# Norwegian: licence plate



## jancho

Hello. How would you say "licence plate" in Norwegian language? They are two on every car, one in the front and the other one in the back.

suggestion: tillatelsen plate


----------



## OroRojo

Usually we just say "bilskilt", but the formal and official description is "kjennemerke for motorkjøretøy".


----------



## Obil Tu

If the context makes it unambiguous it is also common to simply say "skilt". You would say that transport vehicles in Norway have "grønne skilt".


----------



## oskhen

Obil Tu said:


> You would say that transport vehicles in Norway have "grønne skilt".


 
Or, rather, "grønne skilter"


----------



## Huffameg

oskhen said:


> Or, rather, "grønne skilter"



According to DokPro, you could use "flere skilter" as well as "flere skilt", that is using the singular undetermined form for undetermined plural. This is way it is always done in Nynorsk.


----------



## oskhen

Huffameg said:


> According to DokPro, you could use "flere skilter" as well as "flere skilt", that is using the singular undetermined form for undetermined plural. This is way it is always done in Nynorsk.


 

I think I've only seen "skilter" in plural when it's about the licence plates of cars.


----------



## Huffameg

oskhen said:


> I think I've only seen "skilter" in plural when it's about the licence plates of cars.

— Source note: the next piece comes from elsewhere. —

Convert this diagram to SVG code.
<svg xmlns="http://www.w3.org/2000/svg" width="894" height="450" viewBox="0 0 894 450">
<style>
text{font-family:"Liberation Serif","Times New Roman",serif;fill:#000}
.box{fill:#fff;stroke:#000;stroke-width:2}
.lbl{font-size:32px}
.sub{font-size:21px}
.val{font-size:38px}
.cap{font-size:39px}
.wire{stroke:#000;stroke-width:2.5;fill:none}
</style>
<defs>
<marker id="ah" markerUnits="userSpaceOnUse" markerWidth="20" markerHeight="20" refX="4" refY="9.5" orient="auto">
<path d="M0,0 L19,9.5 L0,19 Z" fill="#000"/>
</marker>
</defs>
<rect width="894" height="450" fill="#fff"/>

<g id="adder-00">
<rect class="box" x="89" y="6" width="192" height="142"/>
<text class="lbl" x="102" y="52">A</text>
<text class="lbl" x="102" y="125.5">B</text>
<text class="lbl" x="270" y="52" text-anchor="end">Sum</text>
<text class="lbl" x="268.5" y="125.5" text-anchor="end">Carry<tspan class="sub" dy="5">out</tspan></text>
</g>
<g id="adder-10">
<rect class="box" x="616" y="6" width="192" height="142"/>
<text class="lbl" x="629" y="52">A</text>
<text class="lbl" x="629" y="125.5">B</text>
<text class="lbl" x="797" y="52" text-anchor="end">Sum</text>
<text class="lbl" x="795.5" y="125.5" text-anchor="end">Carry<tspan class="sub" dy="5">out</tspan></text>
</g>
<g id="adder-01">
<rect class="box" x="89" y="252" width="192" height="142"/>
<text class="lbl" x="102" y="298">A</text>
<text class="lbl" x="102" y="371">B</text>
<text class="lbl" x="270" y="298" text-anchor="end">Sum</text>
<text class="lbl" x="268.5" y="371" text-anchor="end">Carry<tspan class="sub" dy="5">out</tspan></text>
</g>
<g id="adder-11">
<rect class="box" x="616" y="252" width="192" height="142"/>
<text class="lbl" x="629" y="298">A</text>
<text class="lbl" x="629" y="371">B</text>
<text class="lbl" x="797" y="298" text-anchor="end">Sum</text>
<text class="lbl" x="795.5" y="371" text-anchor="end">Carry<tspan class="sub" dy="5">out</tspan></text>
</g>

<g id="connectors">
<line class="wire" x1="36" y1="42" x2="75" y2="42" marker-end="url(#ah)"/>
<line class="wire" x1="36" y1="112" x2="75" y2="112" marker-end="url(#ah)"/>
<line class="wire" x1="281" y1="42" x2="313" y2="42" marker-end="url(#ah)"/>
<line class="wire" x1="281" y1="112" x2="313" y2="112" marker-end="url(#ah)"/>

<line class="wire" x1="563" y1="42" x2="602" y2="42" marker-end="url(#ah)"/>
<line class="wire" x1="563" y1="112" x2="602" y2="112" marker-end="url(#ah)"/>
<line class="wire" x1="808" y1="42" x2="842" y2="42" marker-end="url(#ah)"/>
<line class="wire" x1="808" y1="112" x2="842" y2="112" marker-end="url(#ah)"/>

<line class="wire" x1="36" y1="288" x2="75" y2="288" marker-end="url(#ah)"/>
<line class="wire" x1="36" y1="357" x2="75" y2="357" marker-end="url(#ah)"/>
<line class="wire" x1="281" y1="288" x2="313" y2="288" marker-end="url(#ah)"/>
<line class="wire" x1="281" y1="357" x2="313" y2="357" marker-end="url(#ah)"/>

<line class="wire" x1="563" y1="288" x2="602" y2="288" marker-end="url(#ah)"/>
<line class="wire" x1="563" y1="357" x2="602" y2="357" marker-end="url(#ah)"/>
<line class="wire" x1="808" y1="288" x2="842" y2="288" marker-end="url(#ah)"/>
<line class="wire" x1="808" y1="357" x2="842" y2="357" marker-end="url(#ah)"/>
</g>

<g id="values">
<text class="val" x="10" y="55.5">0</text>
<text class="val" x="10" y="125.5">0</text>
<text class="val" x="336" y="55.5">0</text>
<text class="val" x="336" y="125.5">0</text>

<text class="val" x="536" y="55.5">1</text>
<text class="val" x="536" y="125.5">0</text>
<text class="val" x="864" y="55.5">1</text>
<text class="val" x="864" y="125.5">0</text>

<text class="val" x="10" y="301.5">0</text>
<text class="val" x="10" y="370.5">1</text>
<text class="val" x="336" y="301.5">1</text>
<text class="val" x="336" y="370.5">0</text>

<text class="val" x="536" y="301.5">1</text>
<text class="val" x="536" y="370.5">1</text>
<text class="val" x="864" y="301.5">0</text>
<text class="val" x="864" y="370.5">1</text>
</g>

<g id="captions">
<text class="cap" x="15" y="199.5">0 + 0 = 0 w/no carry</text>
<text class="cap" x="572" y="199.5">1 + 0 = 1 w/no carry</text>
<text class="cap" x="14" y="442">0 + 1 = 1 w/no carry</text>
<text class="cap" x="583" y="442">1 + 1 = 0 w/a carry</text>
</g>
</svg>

Is there any reason why licence plates should have their own conjugation?


----------



## Obil Tu

oskhen said:


> I think I've only seen "skilter" in plural when it's about the licence plates of cars.

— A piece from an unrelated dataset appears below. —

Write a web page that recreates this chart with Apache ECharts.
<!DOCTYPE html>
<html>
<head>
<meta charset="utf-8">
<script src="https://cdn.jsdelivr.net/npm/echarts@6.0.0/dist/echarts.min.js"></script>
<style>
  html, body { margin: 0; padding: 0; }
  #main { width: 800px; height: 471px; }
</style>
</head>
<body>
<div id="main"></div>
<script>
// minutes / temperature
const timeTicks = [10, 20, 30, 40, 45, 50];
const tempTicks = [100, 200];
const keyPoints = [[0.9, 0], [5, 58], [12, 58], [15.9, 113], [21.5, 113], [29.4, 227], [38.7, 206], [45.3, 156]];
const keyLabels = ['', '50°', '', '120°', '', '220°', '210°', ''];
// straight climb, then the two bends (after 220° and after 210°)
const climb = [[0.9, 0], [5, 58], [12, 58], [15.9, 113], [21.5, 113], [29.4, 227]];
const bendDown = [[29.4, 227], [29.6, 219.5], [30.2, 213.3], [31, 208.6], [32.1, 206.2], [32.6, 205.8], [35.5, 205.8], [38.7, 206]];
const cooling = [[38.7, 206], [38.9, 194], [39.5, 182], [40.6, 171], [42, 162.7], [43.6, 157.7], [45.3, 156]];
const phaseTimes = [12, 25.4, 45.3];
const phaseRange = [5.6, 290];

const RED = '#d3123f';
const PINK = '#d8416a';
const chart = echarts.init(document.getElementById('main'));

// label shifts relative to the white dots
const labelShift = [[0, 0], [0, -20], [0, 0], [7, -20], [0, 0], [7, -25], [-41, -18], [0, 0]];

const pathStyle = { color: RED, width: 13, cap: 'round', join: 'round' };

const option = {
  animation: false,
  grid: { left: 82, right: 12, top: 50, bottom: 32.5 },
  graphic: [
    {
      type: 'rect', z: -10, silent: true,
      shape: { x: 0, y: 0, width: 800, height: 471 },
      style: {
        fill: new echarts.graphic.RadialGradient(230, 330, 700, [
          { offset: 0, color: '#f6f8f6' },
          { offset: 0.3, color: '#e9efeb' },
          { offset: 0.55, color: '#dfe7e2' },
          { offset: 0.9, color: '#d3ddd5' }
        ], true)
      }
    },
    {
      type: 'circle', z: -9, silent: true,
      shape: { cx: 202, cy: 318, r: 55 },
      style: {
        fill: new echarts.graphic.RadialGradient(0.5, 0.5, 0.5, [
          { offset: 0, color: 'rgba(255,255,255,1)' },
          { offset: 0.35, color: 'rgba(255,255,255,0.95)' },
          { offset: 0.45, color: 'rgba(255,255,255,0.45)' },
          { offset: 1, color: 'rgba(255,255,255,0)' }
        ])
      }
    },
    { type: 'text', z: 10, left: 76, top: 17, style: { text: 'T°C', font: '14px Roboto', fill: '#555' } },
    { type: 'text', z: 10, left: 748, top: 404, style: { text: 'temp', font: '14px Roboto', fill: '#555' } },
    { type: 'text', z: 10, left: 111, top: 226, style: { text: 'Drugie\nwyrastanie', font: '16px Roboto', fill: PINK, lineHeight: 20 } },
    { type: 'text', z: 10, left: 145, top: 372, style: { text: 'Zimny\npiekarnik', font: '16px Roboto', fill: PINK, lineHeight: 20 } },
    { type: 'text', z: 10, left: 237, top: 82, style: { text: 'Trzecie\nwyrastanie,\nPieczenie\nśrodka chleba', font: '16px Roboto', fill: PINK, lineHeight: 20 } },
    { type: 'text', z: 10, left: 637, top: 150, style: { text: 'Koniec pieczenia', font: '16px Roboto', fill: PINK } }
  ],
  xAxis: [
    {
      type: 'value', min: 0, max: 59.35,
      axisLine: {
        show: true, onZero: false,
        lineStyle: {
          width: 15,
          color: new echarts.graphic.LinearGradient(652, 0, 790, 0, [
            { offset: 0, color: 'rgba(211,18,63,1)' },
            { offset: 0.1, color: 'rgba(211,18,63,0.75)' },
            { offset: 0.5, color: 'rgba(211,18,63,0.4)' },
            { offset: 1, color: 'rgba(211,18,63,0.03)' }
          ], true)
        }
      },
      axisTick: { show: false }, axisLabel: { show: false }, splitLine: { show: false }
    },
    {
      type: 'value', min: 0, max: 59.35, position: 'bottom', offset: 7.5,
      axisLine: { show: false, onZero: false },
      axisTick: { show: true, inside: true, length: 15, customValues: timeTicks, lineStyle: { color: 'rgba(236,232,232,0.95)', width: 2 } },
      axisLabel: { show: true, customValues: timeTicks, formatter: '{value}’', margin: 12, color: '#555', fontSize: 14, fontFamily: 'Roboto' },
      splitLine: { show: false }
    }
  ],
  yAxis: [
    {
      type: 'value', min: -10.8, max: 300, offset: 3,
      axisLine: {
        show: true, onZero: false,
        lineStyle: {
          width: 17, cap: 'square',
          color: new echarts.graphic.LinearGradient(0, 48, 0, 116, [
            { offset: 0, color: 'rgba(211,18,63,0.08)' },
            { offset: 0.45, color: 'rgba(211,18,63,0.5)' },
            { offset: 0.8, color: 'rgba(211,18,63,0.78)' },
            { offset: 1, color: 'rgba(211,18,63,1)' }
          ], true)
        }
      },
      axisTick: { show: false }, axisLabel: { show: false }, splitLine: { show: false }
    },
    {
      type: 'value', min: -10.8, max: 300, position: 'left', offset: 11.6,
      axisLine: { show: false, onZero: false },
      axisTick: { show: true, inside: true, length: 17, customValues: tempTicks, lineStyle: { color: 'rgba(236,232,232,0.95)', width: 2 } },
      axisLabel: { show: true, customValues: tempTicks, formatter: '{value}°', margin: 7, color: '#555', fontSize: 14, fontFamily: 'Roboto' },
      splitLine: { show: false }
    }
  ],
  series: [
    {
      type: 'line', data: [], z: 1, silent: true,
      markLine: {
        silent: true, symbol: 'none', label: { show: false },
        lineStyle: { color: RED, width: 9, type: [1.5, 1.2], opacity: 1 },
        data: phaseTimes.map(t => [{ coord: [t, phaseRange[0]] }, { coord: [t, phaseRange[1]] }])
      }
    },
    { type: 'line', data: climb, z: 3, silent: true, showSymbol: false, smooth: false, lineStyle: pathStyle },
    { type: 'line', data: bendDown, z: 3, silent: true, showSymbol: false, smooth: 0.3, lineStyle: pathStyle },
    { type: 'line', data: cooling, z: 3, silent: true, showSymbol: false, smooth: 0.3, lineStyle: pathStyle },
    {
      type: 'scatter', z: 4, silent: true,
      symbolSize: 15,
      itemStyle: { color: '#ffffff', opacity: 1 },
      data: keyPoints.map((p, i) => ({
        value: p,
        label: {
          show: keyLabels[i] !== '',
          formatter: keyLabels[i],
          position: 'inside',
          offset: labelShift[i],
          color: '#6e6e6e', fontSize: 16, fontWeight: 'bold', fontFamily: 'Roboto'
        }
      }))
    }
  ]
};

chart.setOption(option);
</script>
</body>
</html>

I know, I thought about this before posting! "Skilter" does somehow sound right when it's in a car context, but I would never say it otherwise (and I think I would be careful with writing it), so maybe it's as a strange car-related grammatical anomaly...


----------



## Huffameg

Obil Tu said:


> I know, I thought about this before posting! "Skilter" does somehow sound right when it's in a car context, but I would never say it otherwise (and I think I would be careful with writing it), so maybe it's as a strange car-related grammatical anomaly...



No, no! "Skilter" is quite allright, as is "skilt".


----------